Thoughts on Change. Resistance of people to change and human nature tendency to apply the "minimal risk" and "least effort" strategies that result in incomplete adaptive work allowing subsistence but no optimal result, explain the frequency and persistence of maladaptive practices. Maladaptive practices exist everywhere, and they eventually become permanent adaptive challenges that do not subside with the application of technical skills provided by a profession. Solutions often reside not in the executive suite but in the collective intelligence of employees at all levels, who need to use one another resources, and learn their way to those solutions. The answer is leadership, an important component of the leadership/management philosophy that fosters transformation by encouraging creative thinking, challenging the status quo, removing barriers and promoting "bottom up" changes. To think creatively means to think "outside the box." That kind of thinking needs role models, whom we count on to bring us new visions and possibilities.

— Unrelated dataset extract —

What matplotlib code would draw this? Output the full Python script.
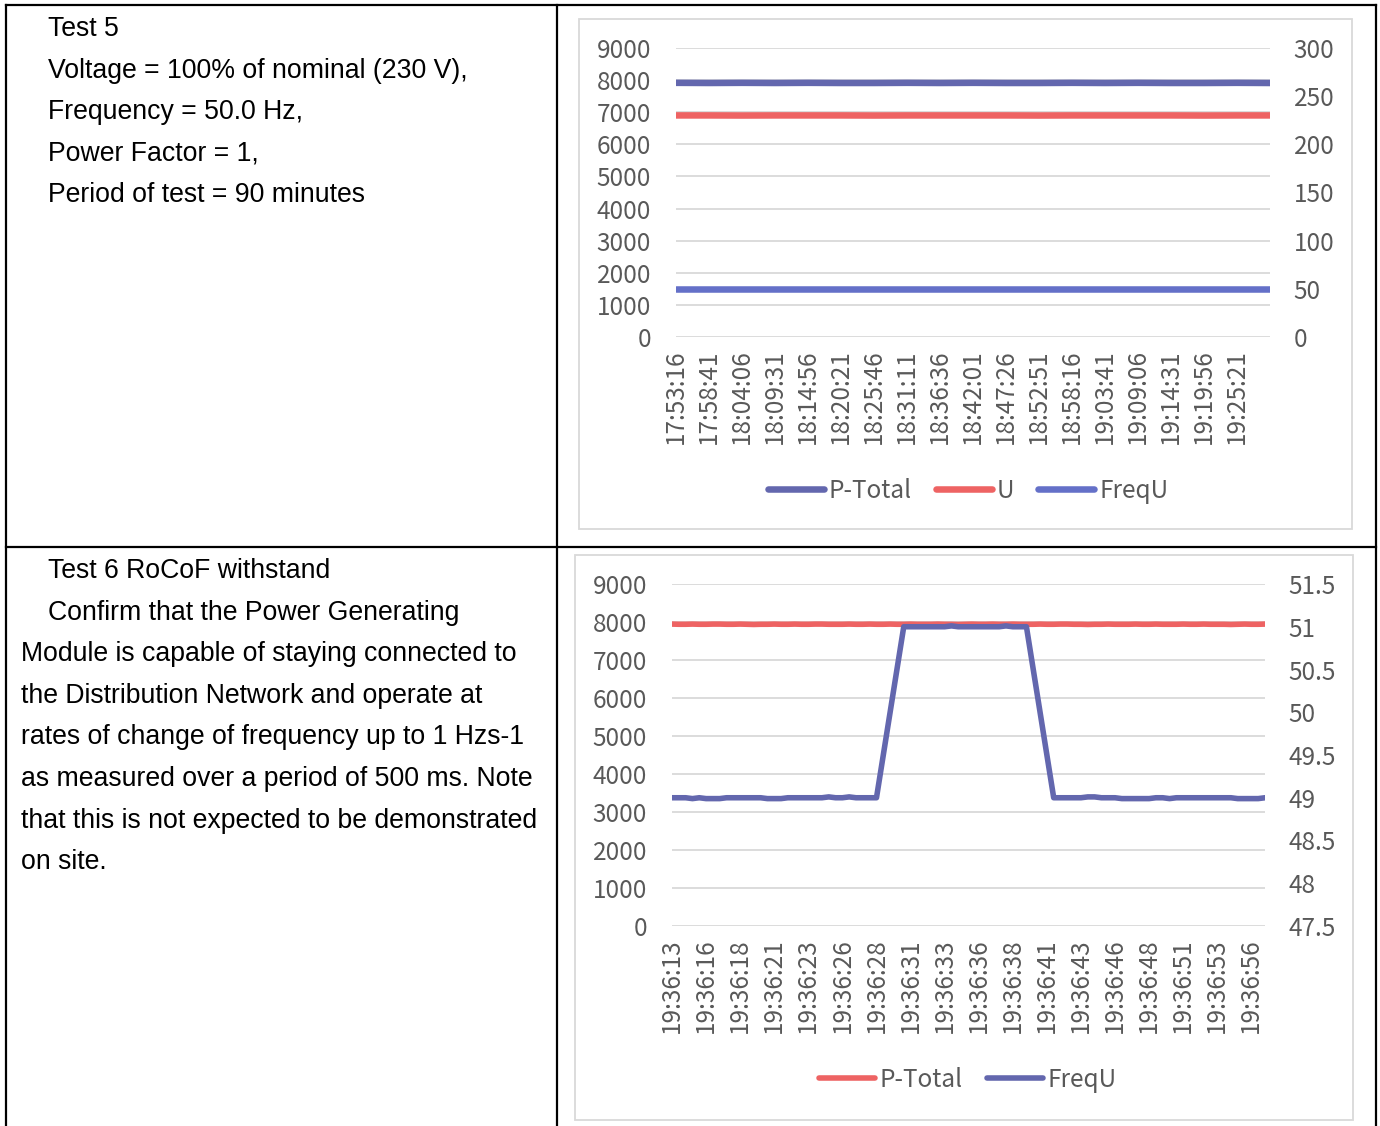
import matplotlib.pyplot as plt
from matplotlib.patches import Rectangle
from matplotlib.lines import Line2D

W, H = 1380, 1126
plt.rcParams['font.family'] = ['Noto Sans CJK SC', 'DejaVu Sans']

# ---- Test 5 data (one point per label step, plus the end point) ----
t5_times = ["17:53:16", "17:58:41", "18:04:06", "18:09:31", "18:14:56", "18:20:21",
            "18:25:46", "18:31:11", "18:36:36", "18:42:01", "18:47:26", "18:52:51",
            "18:58:16", "19:03:41", "19:09:06", "19:14:31", "19:19:56", "19:25:21"]
t5_ptotal = [7915, 7910, 7915, 7910, 7915, 7910, 7910, 7915, 7910, 7915,
             7910, 7910, 7915, 7910, 7915, 7910, 7910, 7915, 7910]
t5_u = [230.0, 230.0, 229.9, 230.0, 230.0, 230.0, 229.9, 230.0, 230.0, 230.0,
        230.0, 229.9, 230.0, 230.0, 230.0, 230.0, 229.9, 230.0, 230.0]
t5_freq = [50.0, 50.0, 50.0, 50.0, 50.0, 50.0, 50.0, 50.0, 50.0, 50.0,
           50.0, 50.0, 50.0, 50.0, 50.0, 50.0, 50.0, 50.0, 50.0]

# ---- Test 6 data (0.5 s samples, label every 5th sample) ----
t6_times = ["19:36:13", "19:36:16", "19:36:18", "19:36:21", "19:36:23", "19:36:26",
            "19:36:28", "19:36:31", "19:36:33", "19:36:36", "19:36:38", "19:36:41",
            "19:36:43", "19:36:46", "19:36:48", "19:36:51", "19:36:53", "19:36:56"]
t6_ptotal = [7945, 7940, 7940, 7945, 7940, 7940, 7945, 7945, 7940, 7940,
             7945, 7940, 7935, 7940, 7940, 7945, 7940, 7940, 7945, 7940,
             7940, 7945, 7945, 7940, 7940, 7940, 7945, 7940, 7940, 7945,
             7940, 7940, 7945, 7940, 7940, 7945, 7940, 7940, 7940, 7945,
             7940, 7940, 7935, 7940, 7945, 7940, 7940, 7945, 7940, 7940,
             7945, 7940, 7940, 7940, 7945, 7940, 7940, 7945, 7945, 7940,
             7940, 7935, 7940, 7940, 7945, 7940, 7940, 7940, 7945, 7940,
             7940, 7945, 7940, 7940, 7940, 7945, 7940, 7940, 7945, 7940,
             7940, 7940, 7935, 7940, 7945, 7940, 7940, 7945]
t6_freq = [49.00, 49.00, 49.00, 48.99, 49.00, 48.99, 48.99, 48.99, 49.00, 49.00,
           49.00, 49.00, 49.00, 49.00, 48.99, 48.99, 48.99, 49.00, 49.00, 49.00,
           49.00, 49.00, 49.00, 49.01, 49.00, 49.00, 49.01, 49.00, 49.00, 49.00,
           49.00, 49.50, 50.00, 50.50,
           51.00, 51.00, 51.00, 51.00, 51.00, 51.00, 51.00, 51.01, 51.00, 51.00,
           51.00, 51.00, 51.00, 51.00, 51.00, 51.01, 51.00, 51.00, 51.00,
           50.50, 50.00, 49.50,
           49.00, 49.00, 49.00, 49.00, 49.00, 49.01, 49.01, 49.00, 49.00, 49.00,
           48.99, 48.99, 48.99, 48.99, 48.99, 49.00, 49.00, 48.99, 49.00, 49.00,
           49.00, 49.00, 49.00, 49.00, 49.00, 49.00, 49.00, 48.99, 48.99, 48.99,
           48.99, 49.00]

t5_text = ["Test 5", "Voltage = 100% of nominal (230 V),", "Frequency = 50.0 Hz,",
           "Power Factor = 1,", "Period of test = 90 minutes"]
t6_text = ["Test 6 RoCoF withstand", "Confirm that the Power Generating",
           "Module is capable of staying connected to",
           "the Distribution Network and operate at",
           "rates of change of frequency up to 1 Hzs-1",
           "as measured over a period of 500 ms. Note",
           "that this is not expected to be demonstrated", "on site."]

RED = '#EE6363'
BLUE_DARK = '#6367AE'
BLUE = '#6470C8'
GREY = '#595959'
GRID = '#D9D9D9'
FS = 17.5


def box(x0, y0, x1, y1):
    return [x0 / W, 1 - y1 / H, (x1 - x0) / W, (y1 - y0) / H]


def hline(fig, x0, x1, y):
    fig.add_artist(Line2D([x0 / W, x1 / W], [1 - y / H, 1 - y / H], color='black', lw=1.6, zorder=5))


def vline(fig, x, y0, y1):
    fig.add_artist(Line2D([x / W, x / W], [1 - y0 / H, 1 - y1 / H], color='black', lw=1.6, zorder=5))


def frame(fig, x0, y0, x1, y1):
    fig.add_artist(Rectangle((x0 / W, 1 - y1 / H), (x1 - x0) / W, (y1 - y0) / H,
                             transform=fig.transFigure, facecolor='white',
                             edgecolor=GRID, lw=1.3, zorder=-1))


def style(ax, side):
    for s in ax.spines.values():
        s.set_visible(False)
    ax.set_facecolor('none')
    ax.tick_params(axis='both', length=0, labelsize=FS, labelcolor=GREY)
    ax.tick_params(axis='y', pad=18 if side == 'left' else 17)
    ax.tick_params(axis='x', pad=9)


fig = plt.figure(figsize=(W / 100, H / 100), dpi=100)

# table lines
hline(fig, 6, 1376, 5)
hline(fig, 6, 1376, 547)
vline(fig, 6, 5, 1126)
vline(fig, 557, 5, 1126)
vline(fig, 1376, 5, 1126)

# left column text
for i, line in enumerate(t5_text):
    fig.text(48 / W, 1 - (29 + i * 41.5) / H, line, family='Liberation Sans',
             fontsize=19.2, va='center', ha='left', color='black')
for i, line in enumerate(t6_text):
    x = 48 if i < 2 else 21
    fig.text(x / W, 1 - (571 + i * 41.6) / H, line, family='Liberation Sans',
             fontsize=19.2, va='center', ha='left', color='black')

# ---- chart 1 ----
frame(fig, 579, 19, 1352, 529)
ax = fig.add_axes(box(676, 48, 1270, 337))
ax2 = ax.twinx()
x5 = list(range(len(t5_ptotal)))
l1, = ax.plot(x5, t5_ptotal, color=BLUE_DARK, lw=4.7, solid_capstyle='round', label='P-Total')
l2, = ax2.plot(x5, t5_u, color=RED, lw=4.7, solid_capstyle='round', label='U')
l3, = ax2.plot(x5, t5_freq, color=BLUE, lw=4.7, solid_capstyle='round', label='FreqU')
ax.set_ylim(0, 9000)
ax.set_yticks(range(0, 9001, 1000))
ax2.set_ylim(0, 300)
ax2.set_yticks(range(0, 301, 50))
ax.set_xlim(0, len(t5_ptotal) - 1)
ax.set_xticks(range(len(t5_times)))
ax.set_xticklabels(t5_times, rotation=90)
ax.yaxis.grid(True, color=GRID, lw=1.3)
ax.set_axisbelow(True)
style(ax, 'left')
style(ax2, 'right')
ax.legend(handles=[l1, l2, l3], loc='center', bbox_to_anchor=(968 / W, 1 - 491 / H),
          bbox_transform=fig.transFigure, ncol=3, frameon=False, fontsize=FS,
          handlelength=2.3, handletextpad=0.2, columnspacing=1.0, labelcolor=GREY)

# ---- chart 2 ----
frame(fig, 575, 555, 1353, 1120)
bx = fig.add_axes(box(672, 584, 1265, 926))
bx2 = bx.twinx()
x6 = list(range(len(t6_ptotal)))
m1, = bx.plot(x6, t6_ptotal, color=RED, lw=4.0, solid_capstyle='round', label='P-Total')
m2, = bx2.plot(x6, t6_freq, color=BLUE_DARK, lw=4.0, solid_capstyle='round', label='FreqU')
bx.set_ylim(0, 9000)
bx.set_yticks(range(0, 9001, 1000))
bx2.set_ylim(47.5, 51.5)
bx2.set_yticks([47.5, 48, 48.5, 49, 49.5, 50, 50.5, 51, 51.5])
bx2.set_yticklabels(['47.5', '48', '48.5', '49', '49.5', '50', '50.5', '51', '51.5'])
bx.set_xlim(0, len(t6_ptotal) - 1)
bx.set_xticks(range(0, 5 * len(t6_times), 5))
bx.set_xticklabels(t6_times, rotation=90)
bx.yaxis.grid(True, color=GRID, lw=1.3)
bx.set_axisbelow(True)
style(bx, 'left')
style(bx2, 'right')
bx.legend(handles=[m1, m2], loc='center', bbox_to_anchor=(968 / W, 1 - 1080 / H),
          bbox_transform=fig.transFigure, ncol=2, frameon=False, fontsize=FS,
          handlelength=2.3, handletextpad=0.2, columnspacing=1.0, labelcolor=GREY)

fig.savefig('out.png', dpi=100)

Business intelligence. Because of the current demand for excellence and transparency, hospitals should start collecting and analyzing data - a method to evaluate future improvements - about outcomes calling for quality from their practitioners in preparation for a not too distant future. Implementing an independent measurement and a reporting system - business intelligence - focused on patient safety with a view to eventually making the information available to the public, will have an impact on quality and consumer and patient satisfaction. It requires good data and commitment of senior executives to fact-based and analytical decision-making as a way to learn rather that doing it out of gut feel or intuition. Information can also help those on the top to reflect critically on their own behavior, identify the ways they often inadvertently contribute to the organization's problems, and then change how they act.

Leadership and culture. Having worked in South America, Europe, and most recently in the United States, differences in culture, resources and technology has had a significant impact in my practice and interactions with colleagues, patients and the public. The link between leadership and culture is complex. It is not easy to appreciate or understand that what people do, mean, and say varies from one culture to the next, and without that understanding, it is impossible to lead in another culture. A leadership style that would be effective in one culture may be dysfunctional in another. We all have seen very bright people making mistakes because they didn't understand the environment in which they were operating.

Altogether, this essay reflects an array of personal views in an era with a tendency to rewards those who can accrue technical knowledge, a skill that is only marginally related to the ability of being sensitive to context. It is not linked at all to skills like empathy-an immeasurable variable of human capital. Sometimes diplomacy is necessary to pass the border of ignorance, culture and geography.